┌──

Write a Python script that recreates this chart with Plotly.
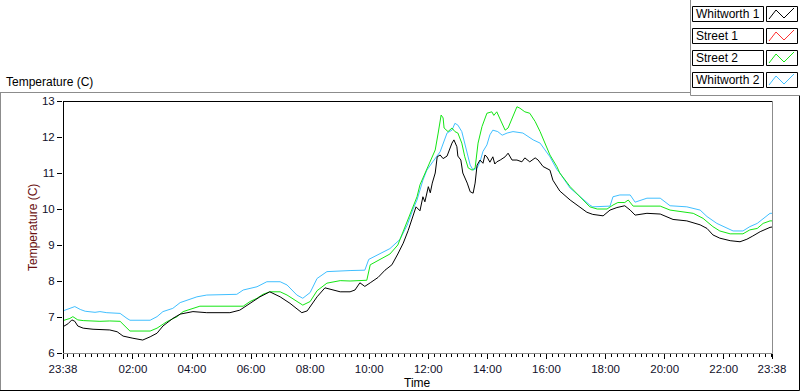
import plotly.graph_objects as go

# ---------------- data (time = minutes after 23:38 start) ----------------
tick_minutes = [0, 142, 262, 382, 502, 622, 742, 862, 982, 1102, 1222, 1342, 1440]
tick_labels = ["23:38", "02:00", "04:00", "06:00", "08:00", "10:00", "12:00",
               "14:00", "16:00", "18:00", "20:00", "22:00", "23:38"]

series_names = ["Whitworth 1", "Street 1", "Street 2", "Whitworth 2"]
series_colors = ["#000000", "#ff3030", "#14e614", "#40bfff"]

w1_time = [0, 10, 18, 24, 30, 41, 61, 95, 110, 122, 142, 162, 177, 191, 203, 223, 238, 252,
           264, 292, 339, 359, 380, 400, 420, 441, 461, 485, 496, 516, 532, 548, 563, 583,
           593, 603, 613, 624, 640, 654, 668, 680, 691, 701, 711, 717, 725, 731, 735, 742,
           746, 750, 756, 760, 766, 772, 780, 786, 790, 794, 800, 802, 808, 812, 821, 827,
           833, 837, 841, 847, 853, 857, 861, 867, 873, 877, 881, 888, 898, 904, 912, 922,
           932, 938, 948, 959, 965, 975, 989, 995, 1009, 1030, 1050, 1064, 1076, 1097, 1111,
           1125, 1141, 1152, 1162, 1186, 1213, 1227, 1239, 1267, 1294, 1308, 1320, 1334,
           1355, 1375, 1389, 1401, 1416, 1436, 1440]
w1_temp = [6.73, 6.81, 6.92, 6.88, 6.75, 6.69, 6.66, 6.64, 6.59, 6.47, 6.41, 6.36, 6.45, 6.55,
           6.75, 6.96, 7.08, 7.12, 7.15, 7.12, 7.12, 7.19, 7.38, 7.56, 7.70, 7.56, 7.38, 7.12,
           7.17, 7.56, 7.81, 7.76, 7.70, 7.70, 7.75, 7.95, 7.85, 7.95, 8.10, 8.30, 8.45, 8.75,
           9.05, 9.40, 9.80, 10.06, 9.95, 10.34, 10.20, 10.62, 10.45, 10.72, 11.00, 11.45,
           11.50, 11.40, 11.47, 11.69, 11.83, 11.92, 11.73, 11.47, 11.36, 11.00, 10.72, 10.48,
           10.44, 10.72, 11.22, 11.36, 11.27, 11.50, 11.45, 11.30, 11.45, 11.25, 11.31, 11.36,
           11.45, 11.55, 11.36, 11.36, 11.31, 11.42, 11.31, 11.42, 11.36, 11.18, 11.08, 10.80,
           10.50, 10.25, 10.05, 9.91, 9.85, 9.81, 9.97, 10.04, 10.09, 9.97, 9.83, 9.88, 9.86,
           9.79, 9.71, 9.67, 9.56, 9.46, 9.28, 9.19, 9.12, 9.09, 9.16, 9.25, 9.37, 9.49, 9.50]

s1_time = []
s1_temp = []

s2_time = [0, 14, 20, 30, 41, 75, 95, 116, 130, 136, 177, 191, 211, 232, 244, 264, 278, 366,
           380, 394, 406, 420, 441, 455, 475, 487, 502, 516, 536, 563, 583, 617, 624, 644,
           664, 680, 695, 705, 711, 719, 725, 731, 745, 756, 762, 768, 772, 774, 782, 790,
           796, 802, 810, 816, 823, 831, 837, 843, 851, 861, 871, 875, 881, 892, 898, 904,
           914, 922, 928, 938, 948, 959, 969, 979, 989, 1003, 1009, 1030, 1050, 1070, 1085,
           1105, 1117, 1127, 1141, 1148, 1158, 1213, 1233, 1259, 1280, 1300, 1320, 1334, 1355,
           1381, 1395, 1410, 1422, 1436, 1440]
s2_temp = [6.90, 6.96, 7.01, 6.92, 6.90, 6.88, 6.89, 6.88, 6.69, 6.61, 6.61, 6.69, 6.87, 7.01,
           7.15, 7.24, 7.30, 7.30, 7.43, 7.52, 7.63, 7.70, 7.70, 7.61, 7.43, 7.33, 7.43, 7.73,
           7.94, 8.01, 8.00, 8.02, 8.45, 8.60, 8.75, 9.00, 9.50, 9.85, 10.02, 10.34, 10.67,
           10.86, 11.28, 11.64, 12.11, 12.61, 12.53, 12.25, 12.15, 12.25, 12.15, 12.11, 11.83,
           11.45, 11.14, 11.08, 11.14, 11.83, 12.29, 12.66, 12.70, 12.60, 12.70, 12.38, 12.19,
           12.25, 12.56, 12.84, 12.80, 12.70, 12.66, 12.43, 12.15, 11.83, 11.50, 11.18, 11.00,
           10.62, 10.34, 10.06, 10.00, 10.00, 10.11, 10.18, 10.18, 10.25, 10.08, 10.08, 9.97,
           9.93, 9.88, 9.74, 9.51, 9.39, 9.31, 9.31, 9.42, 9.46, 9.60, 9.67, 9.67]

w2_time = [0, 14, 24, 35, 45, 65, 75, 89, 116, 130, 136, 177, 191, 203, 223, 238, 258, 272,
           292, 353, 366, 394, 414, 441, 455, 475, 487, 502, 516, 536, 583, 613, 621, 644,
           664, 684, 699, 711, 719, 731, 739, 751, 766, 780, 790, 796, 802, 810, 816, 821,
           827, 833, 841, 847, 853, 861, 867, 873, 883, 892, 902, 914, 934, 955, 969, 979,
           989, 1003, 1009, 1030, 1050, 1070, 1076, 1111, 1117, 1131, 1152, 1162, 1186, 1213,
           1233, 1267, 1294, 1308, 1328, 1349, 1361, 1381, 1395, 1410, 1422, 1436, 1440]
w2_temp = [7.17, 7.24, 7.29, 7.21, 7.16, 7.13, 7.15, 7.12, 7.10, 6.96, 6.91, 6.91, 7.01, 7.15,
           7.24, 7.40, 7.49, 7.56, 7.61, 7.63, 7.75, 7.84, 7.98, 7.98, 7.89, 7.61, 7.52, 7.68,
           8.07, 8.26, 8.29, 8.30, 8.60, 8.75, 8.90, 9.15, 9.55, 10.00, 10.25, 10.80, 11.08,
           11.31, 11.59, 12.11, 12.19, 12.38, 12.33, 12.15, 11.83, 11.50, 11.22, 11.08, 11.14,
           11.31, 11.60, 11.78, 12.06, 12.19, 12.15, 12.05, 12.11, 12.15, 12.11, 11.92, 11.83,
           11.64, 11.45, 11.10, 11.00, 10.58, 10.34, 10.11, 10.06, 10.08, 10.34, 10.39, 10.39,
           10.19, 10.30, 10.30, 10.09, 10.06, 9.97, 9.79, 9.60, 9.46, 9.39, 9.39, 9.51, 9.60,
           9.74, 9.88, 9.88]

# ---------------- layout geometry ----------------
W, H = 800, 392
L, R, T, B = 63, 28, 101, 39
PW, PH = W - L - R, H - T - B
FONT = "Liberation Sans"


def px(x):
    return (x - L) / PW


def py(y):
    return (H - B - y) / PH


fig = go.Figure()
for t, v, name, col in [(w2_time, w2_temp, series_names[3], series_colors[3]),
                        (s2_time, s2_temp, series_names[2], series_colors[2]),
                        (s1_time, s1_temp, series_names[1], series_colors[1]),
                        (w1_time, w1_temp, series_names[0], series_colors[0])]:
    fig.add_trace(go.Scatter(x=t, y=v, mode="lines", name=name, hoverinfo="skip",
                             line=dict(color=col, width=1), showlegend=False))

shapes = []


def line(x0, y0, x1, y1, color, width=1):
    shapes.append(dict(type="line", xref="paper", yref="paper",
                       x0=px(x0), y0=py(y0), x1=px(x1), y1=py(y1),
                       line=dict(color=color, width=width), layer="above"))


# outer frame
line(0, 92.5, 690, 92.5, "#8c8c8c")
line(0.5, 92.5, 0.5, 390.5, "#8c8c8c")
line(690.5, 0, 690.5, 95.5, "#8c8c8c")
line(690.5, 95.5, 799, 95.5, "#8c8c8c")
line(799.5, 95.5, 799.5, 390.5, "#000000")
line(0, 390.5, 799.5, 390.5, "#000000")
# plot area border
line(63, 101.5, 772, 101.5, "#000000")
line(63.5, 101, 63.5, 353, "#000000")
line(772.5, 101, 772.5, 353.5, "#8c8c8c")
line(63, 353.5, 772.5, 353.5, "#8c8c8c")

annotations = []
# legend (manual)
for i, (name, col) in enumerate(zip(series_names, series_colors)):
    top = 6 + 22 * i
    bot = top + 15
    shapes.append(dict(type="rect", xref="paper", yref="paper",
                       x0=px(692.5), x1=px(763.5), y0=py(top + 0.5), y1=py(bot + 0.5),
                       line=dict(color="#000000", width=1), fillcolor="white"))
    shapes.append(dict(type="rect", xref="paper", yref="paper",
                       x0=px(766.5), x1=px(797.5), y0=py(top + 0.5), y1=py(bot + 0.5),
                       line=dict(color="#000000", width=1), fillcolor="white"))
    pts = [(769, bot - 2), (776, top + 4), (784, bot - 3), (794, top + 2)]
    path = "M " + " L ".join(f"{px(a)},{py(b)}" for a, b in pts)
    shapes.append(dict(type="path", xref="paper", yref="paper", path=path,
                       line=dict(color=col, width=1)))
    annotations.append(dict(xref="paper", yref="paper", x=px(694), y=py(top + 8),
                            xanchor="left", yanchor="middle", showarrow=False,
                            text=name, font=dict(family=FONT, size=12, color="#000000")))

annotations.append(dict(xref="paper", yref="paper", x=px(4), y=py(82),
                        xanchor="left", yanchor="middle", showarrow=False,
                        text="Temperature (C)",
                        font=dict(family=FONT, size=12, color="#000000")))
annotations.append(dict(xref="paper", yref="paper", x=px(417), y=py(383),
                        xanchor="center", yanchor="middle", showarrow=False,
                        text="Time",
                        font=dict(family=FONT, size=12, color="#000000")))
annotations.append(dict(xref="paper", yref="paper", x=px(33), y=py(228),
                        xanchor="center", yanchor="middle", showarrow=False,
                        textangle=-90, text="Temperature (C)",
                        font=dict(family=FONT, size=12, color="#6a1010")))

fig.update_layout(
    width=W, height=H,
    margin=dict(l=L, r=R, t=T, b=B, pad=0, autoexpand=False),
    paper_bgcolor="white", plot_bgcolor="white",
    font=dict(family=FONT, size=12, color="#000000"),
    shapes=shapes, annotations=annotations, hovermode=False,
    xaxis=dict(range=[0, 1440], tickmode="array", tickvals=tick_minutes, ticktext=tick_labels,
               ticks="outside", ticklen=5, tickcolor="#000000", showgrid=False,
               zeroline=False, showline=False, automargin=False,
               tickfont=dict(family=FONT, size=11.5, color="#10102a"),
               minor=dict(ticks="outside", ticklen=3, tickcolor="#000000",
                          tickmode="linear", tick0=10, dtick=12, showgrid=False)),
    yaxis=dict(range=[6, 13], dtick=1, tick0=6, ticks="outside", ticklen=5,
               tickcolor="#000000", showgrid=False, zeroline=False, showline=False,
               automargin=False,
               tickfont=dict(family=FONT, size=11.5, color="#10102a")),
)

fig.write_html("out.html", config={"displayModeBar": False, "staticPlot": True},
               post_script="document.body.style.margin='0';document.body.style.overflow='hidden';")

└──

→ To be done
Begin at the first line of the data above and repeat each line exactly, stopping after the line containing "9.37, 9.49, 9.50]". Omit the pictures.

→ Task response
Write a Python script that recreates this chart with Plotly.
import plotly.graph_objects as go

# ---------------- data (time = minutes after 23:38 start) ----------------
tick_minutes = [0, 142, 262, 382, 502, 622, 742, 862, 982, 1102, 1222, 1342, 1440]
tick_labels = ["23:38", "02:00", "04:00", "06:00", "08:00", "10:00", "12:00",
               "14:00", "16:00", "18:00", "20:00", "22:00", "23:38"]

series_names = ["Whitworth 1", "Street 1", "Street 2", "Whitworth 2"]
series_colors = ["#000000", "#ff3030", "#14e614", "#40bfff"]

w1_time = [0, 10, 18, 24, 30, 41, 61, 95, 110, 122, 142, 162, 177, 191, 203, 223, 238, 252,
           264, 292, 339, 359, 380, 400, 420, 441, 461, 485, 496, 516, 532, 548, 563, 583,
           593, 603, 613, 624, 640, 654, 668, 680, 691, 701, 711, 717, 725, 731, 735, 742,
           746, 750, 756, 760, 766, 772, 780, 786, 790, 794, 800, 802, 808, 812, 821, 827,
           833, 837, 841, 847, 853, 857, 861, 867, 873, 877, 881, 888, 898, 904, 912, 922,
           932, 938, 948, 959, 965, 975, 989, 995, 1009, 1030, 1050, 1064, 1076, 1097, 1111,
           1125, 1141, 1152, 1162, 1186, 1213, 1227, 1239, 1267, 1294, 1308, 1320, 1334,
           1355, 1375, 1389, 1401, 1416, 1436, 1440]
w1_temp = [6.73, 6.81, 6.92, 6.88, 6.75, 6.69, 6.66, 6.64, 6.59, 6.47, 6.41, 6.36, 6.45, 6.55,
           6.75, 6.96, 7.08, 7.12, 7.15, 7.12, 7.12, 7.19, 7.38, 7.56, 7.70, 7.56, 7.38, 7.12,
           7.17, 7.56, 7.81, 7.76, 7.70, 7.70, 7.75, 7.95, 7.85, 7.95, 8.10, 8.30, 8.45, 8.75,
           9.05, 9.40, 9.80, 10.06, 9.95, 10.34, 10.20, 10.62, 10.45, 10.72, 11.00, 11.45,
           11.50, 11.40, 11.47, 11.69, 11.83, 11.92, 11.73, 11.47, 11.36, 11.00, 10.72, 10.48,
           10.44, 10.72, 11.22, 11.36, 11.27, 11.50, 11.45, 11.30, 11.45, 11.25, 11.31, 11.36,
           11.45, 11.55, 11.36, 11.36, 11.31, 11.42, 11.31, 11.42, 11.36, 11.18, 11.08, 10.80,
           10.50, 10.25, 10.05, 9.91, 9.85, 9.81, 9.97, 10.04, 10.09, 9.97, 9.83, 9.88, 9.86,
           9.79, 9.71, 9.67, 9.56, 9.46, 9.28, 9.19, 9.12, 9.09, 9.16, 9.25, 9.37, 9.49, 9.50]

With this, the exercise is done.